If my job is not essential, can my employer fire me if I do not come to work and shelter-in-place?

Section 2856 of the California Labor Code provides: “An employee shall substantially comply with all the directions of his employer concerning the service on which he is engaged, except where such obedience is impossible or unlawful, or would impose new and unreasonable burdens upon the employee.”

Would you commit an unlawful act if you complied with your employer’s direction to come to work to perform a non-essential or non-critical job?

YES! California’s Governor issued Executive Order N-33-20 pursuant to the authority granted him by the California Emergency Services Act [8550 – 8669.7.]  Paragraph 4) of that Order states: “This Order shall be enforceable pursuant to California law, including, but not limited to, Government Code section 8665.  Government Code Section 8665 provides:

Any person who violates any of the provisions of this chapter or who refuses or willfully neglects to obey any lawful order or regulation promulgated or issued as provided in this chapter, shall be guilty of a misdemeanor and, upon conviction thereof, shall be punishable by a fine of not to exceed one thousand dollars ($1,000) or by imprisonment for not to exceed six months or by both such fine and imprisonment.

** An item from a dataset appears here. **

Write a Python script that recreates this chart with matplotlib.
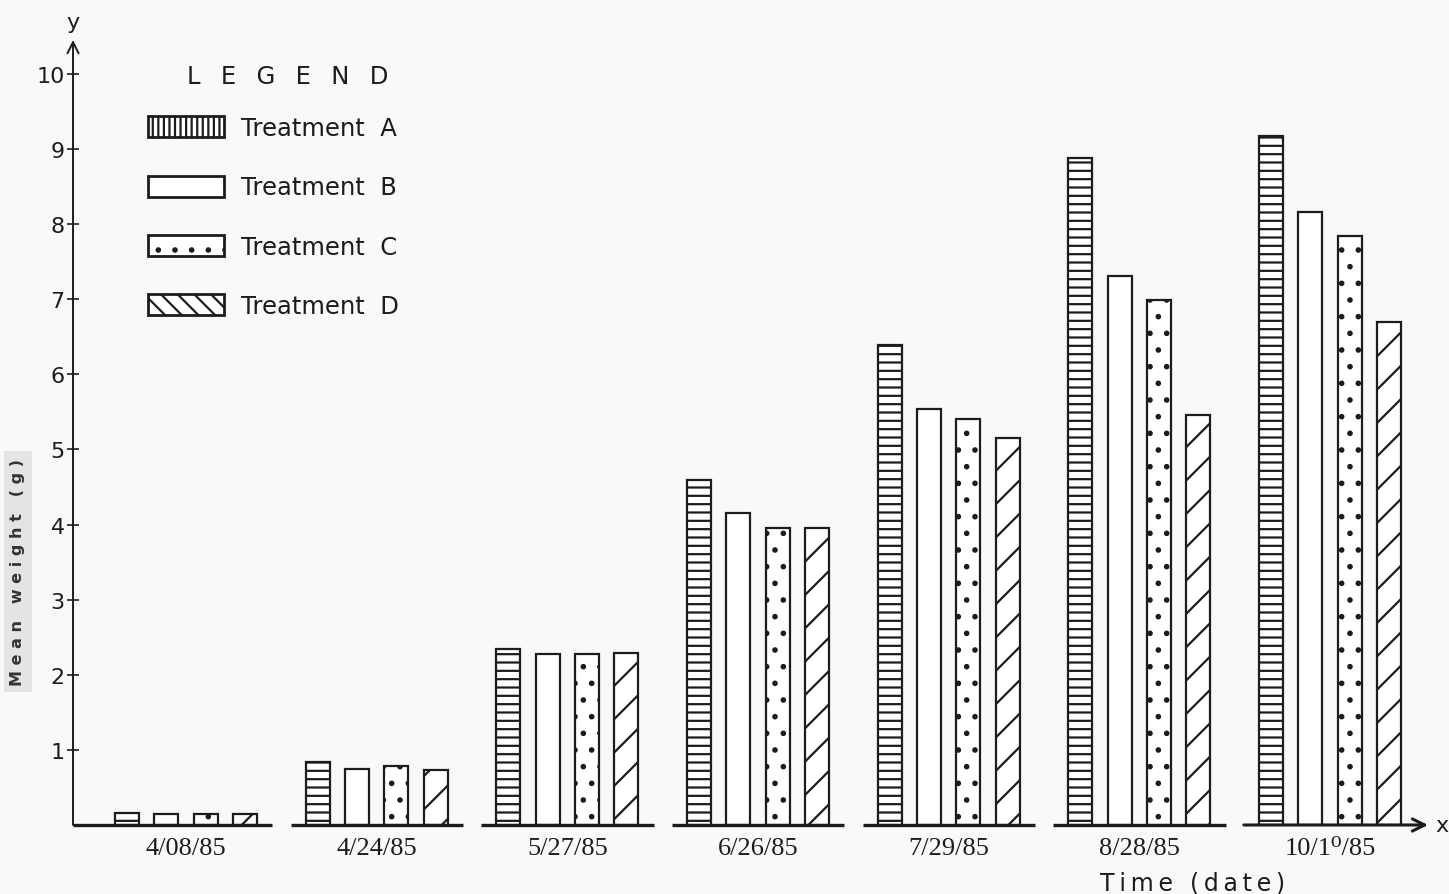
import numpy as np
import matplotlib.pyplot as plt
from matplotlib.patches import Patch

# mean weight (g) of each treatment at each sampling date
dates = ['4/08/85', '4/24/85', '5/27/85', '6/26/85', '7/29/85', '8/28/85', '10/1⁰/85']
treat_a = [0.16, 0.84, 2.34, 4.59, 6.39, 8.88, 9.17]
treat_b = [0.15, 0.75, 2.28, 4.15, 5.54, 7.31, 8.16]
treat_c = [0.15, 0.79, 2.28, 3.95, 5.41, 6.99, 7.84]
treat_d = [0.15, 0.73, 2.29, 3.95, 5.15, 5.46, 6.70]
y_ticks = [1, 2, 3, 4, 5, 6, 7, 8, 9, 10]
legend_names = ['Treatment  A', 'Treatment  B', 'Treatment  C', 'Treatment  D']

ink = '#1c1c1c'
paper = '#f9f9f8'
plt.rcParams['hatch.color'] = ink
plt.rcParams['hatch.linewidth'] = 1.6
plt.rcParams['font.family'] = 'DejaVu Sans'

fig = plt.figure(figsize=(14.49, 8.95), dpi=100, facecolor=paper)
ax = fig.add_axes([0.0504, 0.0771, 0.9351, 0.8771])
ax.set_facecolor(paper)

xmin, xmax = -0.593, 6.514
ymax = 10.45
ax.set_xlim(xmin, xmax)
ax.set_ylim(0, ymax)

x = np.arange(len(dates))
pitch = 0.206
width = 0.126
series = [treat_a, treat_b, treat_c, treat_d]
hatches = ['--', '', '.', '/']
for k, (vals, h) in enumerate(zip(series, hatches)):
    ax.bar(x + (k - 1.5) * pitch, vals, width, facecolor='white',
           edgecolor=ink, linewidth=1.6, hatch=h, zorder=2)

# separate baseline under each date group
half = 1.5 * pitch + width / 2 + 0.08
for i, c in enumerate(x):
    left = xmin if i == 0 else c - half
    if i == len(x) - 1:
        ax.annotate('', xy=(xmax, 0), xytext=(left, 0),
                    arrowprops=dict(arrowstyle='->', color=ink, lw=2.2,
                                    mutation_scale=22, shrinkA=0, shrinkB=0),
                    annotation_clip=False, zorder=3)
    else:
        ax.plot([left, c + half], [0, 0], color=ink, lw=2.4,
                solid_capstyle='butt', zorder=3, clip_on=False)

# vertical axis with arrow
ax.annotate('', xy=(xmin, ymax), xytext=(xmin, 0),
            arrowprops=dict(arrowstyle='->', color=ink, lw=1.4,
                            mutation_scale=20, shrinkA=0, shrinkB=0),
            annotation_clip=False, zorder=3)

for s in ax.spines.values():
    s.set_visible(False)

ax.set_yticks(y_ticks)
ax.set_yticklabels([str(t) for t in y_ticks])
ax.tick_params(axis='y', direction='inout', length=8, width=1.2, color=ink,
               labelsize=16, labelcolor=ink, pad=2)
ax.set_xticks(x)
ax.set_xticklabels(dates, family=['Liberation Serif', 'DejaVu Serif'],
                   fontsize=19, color=ink)
ax.tick_params(axis='x', length=0, pad=9)

ax.text(xmin, ymax + 0.1, 'y', ha='center', va='bottom', fontsize=16,
        color=ink, clip_on=False)
ax.text(xmax + 0.04, 0, 'x', ha='left', va='center', fontsize=16,
        color=ink, clip_on=False)
ax.text(5.28, -0.76, '\u2009'.join('Time (date)'), ha='center', va='center',
        fontsize=17, color=ink, clip_on=False)

fig.text(0.0124, 0.36, 'M e a n   w e i g h t   ( g )', rotation=90,
         ha='center', va='center', fontsize=11.5, fontweight='bold', color='#333333',
         bbox=dict(facecolor='#e4e4e4', edgecolor='none', pad=5))

# legend heading drawn on its own, entries below it
fig.text(0.1988, 0.914, '  \u2009'.join('LEGEND'), ha='center', va='center',
         fontsize=17.5, color=ink)
handles = [Patch(facecolor='white', edgecolor=ink, lw=2.0, hatch='|||'),
           Patch(facecolor='white', edgecolor=ink, lw=2.0),
           Patch(facecolor='white', edgecolor=ink, lw=2.0, hatch='.'),
           Patch(facecolor='white', edgecolor=ink, lw=2.0, hatch='\\\\')]
leg = ax.legend(handles, legend_names,
                loc='upper left', bbox_to_anchor=(0.102, 0.869),
                bbox_transform=fig.transFigure, frameon=False,
                fontsize=17.5, handlelength=3.15,
                handleheight=0.94, handletextpad=0.7, labelspacing=1.45,
                borderpad=0, borderaxespad=0)
for t in leg.get_texts():
    t.set_color(ink)

fig.savefig('out.png', dpi=100, facecolor=paper)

Santa Clara County’s Shelter-in-Place Order Paragraph 11 states:

Pursuant to Government Code sections 26602 and 41601 [for the execution of all orders of the local health officer issued for the purpose of preventing the spread of any contagious, infectious, or communicable disease] and Health and Safety Code section 101029, the Health Officer requests that the Sheriff and all chiefs of police in the County ensure compliance with and enforce this Order. The violation of any provision of this Order constitutes an imminent threat to public health.

Health and Safety Code Section 120295 provides that any officer charged with the responsibility of enforcing these Orders who fails to do is guilty of a misdemeanor, punishable by a fine of not less than fifty dollars ($50) nor more than one thousand dollars ($1,000), or by imprisonment for a term of not more than 90 days, or by both. He or she is guilty of a separate offense for each day that the violation continued.

So, it would appear that to the extent your employer directs you to violate a shelter-in-place order you are not bound to follow his directions.  If he or she did fire you may have a case of wrongful termination in violation of public policy.

If I get fired can I collect unemployment benefits?

YES!  Ordinarily, abandoning a job without good cause or insubordination would disqualify you from receiving benefits, but not in this case.  The EDD Precedent Decisions follow Section 2856 above.  In your case following the employer’s directive would require you to break the law and subject yourself to arrest and or prosecution.  By definition such a directive is unreasonable and need not be followed.

Again, this situation is in flux.  Be vigilant for new developments.